The remains of the medieval castle of Guise, the seat of the Dukes of Guise, is within the commune. Originally an early medieval wooden motte and bailey castle, it was rebuilt in stone and then massively expanded during the 12th-16th centuries. It was remodelled by Marquis de Vauban in the late 17th century to meet the advances in siege technology then taking place. Much of the castle was reduced to rubble during the First World War and, from 1952 onwards, it has been undergoing restoration by the Club du Vieux Manoir. Nowadays it is a popular tourist site.

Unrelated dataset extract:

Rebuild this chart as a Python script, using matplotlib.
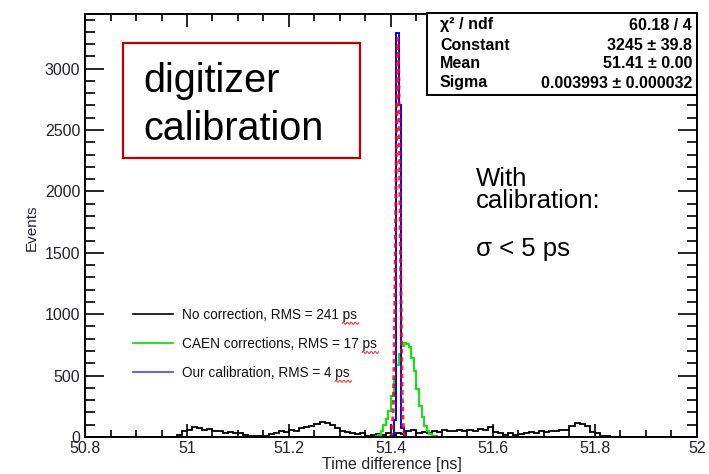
import numpy as np
import matplotlib
matplotlib.use("Agg")
import matplotlib.pyplot as plt
from matplotlib.patches import Rectangle
from matplotlib.ticker import MultipleLocator
from matplotlib.transforms import offset_copy

plt.rcParams['font.family'] = ['Liberation Sans', 'DejaVu Sans']

# === DATA ===
x_min, x_max = 50.8, 52.0
bin_w = 0.005

# no correction: 0.01 ns bins starting at 50.98
raw_start = 50.98
raw_counts = [20, 45, 60, 85, 70, 55, 65, 45, 50, 35, 40, 30, 35, 15, 5, 10, 12, 8,
              25, 30, 45, 40, 55, 50, 70, 80, 90, 105, 120, 110, 95, 70, 50, 40, 35,
              25, 30, 10, 20, 25, 15, 30, 20, 35, 25, 50, 55, 35, 40, 30, 45, 40, 55,
              45, 50, 60, 45, 55, 50, 65, 60, 85, 40, 30, 15, 35, 20, 25, 30, 40, 35,
              45, 40, 50, 45, 55, 60, 90, 115, 105, 90, 40, 30, 10, 5]

# CAEN corrections: 0.005 ns bins starting at 51.37
caen_start = 51.370
caen_counts = [5, 15, 45, 95, 150, 210, 330, 470, 590, 680, 740, 765, 760, 730, 640,
               540, 390, 250, 160, 90, 45, 25, 12, 5, 2]

# our calibration: 0.005 ns bins starting at 51.40
cal_start = 51.400
cal_counts = [20, 140, 3290, 2700, 70, 10]

# gaussian fit result
fit_const, fit_mean, fit_sigma = 3245, 51.4135, 0.003993
fit_chi2, fit_ndf = 60.18, 4

legend_labels = ["No correction, RMS = 241 ps",
                 "CAEN corrections, RMS = 17 ps",
                 "Our calibration, RMS = 4 ps"]


def full_hist(start, counts, width):
    n = int(round((x_max - x_min) / width))
    vals = np.zeros(n)
    i0 = int(round((start - x_min) / width))
    vals[i0:i0 + len(counts)] = counts
    edges = np.linspace(x_min, x_max, n + 1)
    return edges, vals


# === PLOT ===
fig = plt.figure(figsize=(7.09, 4.74), dpi=100)
ax = fig.add_axes([85 / 709, 1 - 437 / 474, 612 / 709, 423 / 474])

dark = "#22222e"
e, v = full_hist(raw_start, raw_counts, 0.01)
ax.stairs(v, e, color="black", lw=1.3)
e, v = full_hist(caen_start, caen_counts, bin_w)
ax.stairs(v, e, color="#00ee00", lw=1.4)
e, v = full_hist(cal_start, cal_counts, bin_w)
ax.stairs(v, e, color="#0000ff", lw=1.4)

xf = np.linspace(fit_mean - 4 * fit_sigma, fit_mean + 4 * fit_sigma, 400)
yf = fit_const * np.exp(-0.5 * ((xf - fit_mean) / fit_sigma) ** 2)
ax.plot(xf, yf, color="#ff0000", lw=2.2, ls=(0, (1.5, 1.2)), alpha=0.85)

ax.set_xlim(x_min, x_max)
ax.set_ylim(0, 3445)
ax.xaxis.set_minor_locator(MultipleLocator(0.05))
ax.yaxis.set_major_locator(MultipleLocator(500))
ax.yaxis.set_minor_locator(MultipleLocator(100))
ax.set_xticks(np.arange(50.8, 52.01, 0.2))
ax.set_xticklabels(["50.8", "51", "51.2", "51.4", "51.6", "51.8", "52"])
ax.tick_params(which="both", direction="in", top=True, right=True, width=1.2,
               colors="black", labelcolor=dark, labelsize=11.5)
ax.tick_params(axis="x", which="major", length=9.5, pad=3)
ax.tick_params(axis="x", which="minor", length=4.7)
ax.tick_params(axis="y", which="major", length=14)
ax.tick_params(axis="y", which="minor", length=7)
for s in ax.spines.values():
    s.set_linewidth(1.4)

fig.text(392 / 709, 1 - 464 / 474, "Time difference [ns]", ha="center", va="center",
         fontsize=11.5, color=dark)
fig.text(32 / 709, 1 - 228 / 474, "Events", ha="center", va="center", rotation=90,
         fontsize=11, color=dark)

# legend with red wavy underline under "ps"
leg_colors = ["black", "#00dd00", "#4444ff"]
leg_y = [0.291, 0.222, 0.154]
text_tr = offset_copy(ax.transAxes, fig=fig, y=-3.5, units="points")
fig.canvas.draw()
renderer = fig.canvas.get_renderer()
for lab, c, yy in zip(legend_labels, leg_colors, leg_y):
    ax.plot([0.078, 0.144], [yy, yy], color=c, lw=1.2, transform=ax.transAxes)
    t = ax.text(0.158, yy, lab, transform=text_tr, va="baseline", ha="left",
                fontsize=9.8, color="#111111")
    head = ax.text(0.158, yy, lab[:-2], transform=text_tr, va="baseline",
                   ha="left", fontsize=9.8)
    x0 = head.get_window_extent(renderer).x1
    x1 = t.get_window_extent(renderer).x1
    head.remove()
    base = text_tr.transform((0, yy))[1]
    wx = np.linspace(x0, x1 + 2, 60)
    wy = base - 4.5 + 1.0 * np.sin((wx - x0) / 4.0 * 2 * np.pi)
    ax.plot(wx, wy, color="#ff3030", lw=0.8, transform=None)

# title box
fig.patches.append(Rectangle((123 / 709, 1 - 158 / 474), 237 / 709, 115 / 474,
                             transform=fig.transFigure, fill=False, ec="#c00000", lw=1.6))
fig.text(143 / 709, 1 - 92 / 474, "digitizer", fontsize=28.5, va="baseline")
fig.text(143 / 709, 1 - 140 / 474, "calibration", fontsize=28.5, va="baseline")

# annotation
fig.text(476 / 709, 1 - 186 / 474, "With", fontsize=18.5, va="baseline")
fig.text(476 / 709, 1 - 208 / 474, "calibration:", fontsize=18.5, va="baseline")
fig.text(476 / 709, 1 - 256 / 474, "σ < 5 ps", fontsize=18.5, va="baseline")

# fit statistics box
fig.patches.append(Rectangle((427 / 709, 1 - 95 / 474), 270 / 709, 82 / 474,
                             transform=fig.transFigure, fc="white", ec="black", lw=1.4,
                             zorder=5))
stats = [("χ² / ndf", f"{fit_chi2:.2f} / {fit_ndf}"),
         ("Constant", f"{fit_const} ± 39.8"),
         ("Mean", f"{fit_mean:.2f} ± 0.00"),
         ("Sigma", f"{fit_sigma:.6f} ± 0.000032")]
for (k, val), yy in zip(stats, [25, 45, 64, 83]):
    fig.text(440 / 709, 1 - yy / 474, k, fontsize=11.5, fontweight="bold", va="center",
             ha="left", zorder=6)
    fig.text(692 / 709, 1 - yy / 474, val, fontsize=11.5, fontweight="bold", va="center",
             ha="right", zorder=6)

fig.savefig("out.png", dpi=100)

Guise was the birthplace of Camille Desmoulins (1760-1794), a journalist and politician who played an important part in the French Revolution, and that of Jeanne Macherez who was a heroine during the World War I.
Over a period of 20 years, beginning about 1856, Jean-Baptiste Godin built the Familistery of Guise (the Social Palace), an industrial and communal residential complex that was a separate community within Guise. It expressed many of his ideas about developing social sympathy through improved housing and services for workers and their families, influenced by the ideas of the philosopher Charles Fourier. In 1880 Godin created a cooperative association by which the workers owned and managed the complex. This continued until 1968.
On the 29th of August 1914 the Battle of St. Quentin (1914) was fought in and around the town. A memorial in Guise celebrates this event.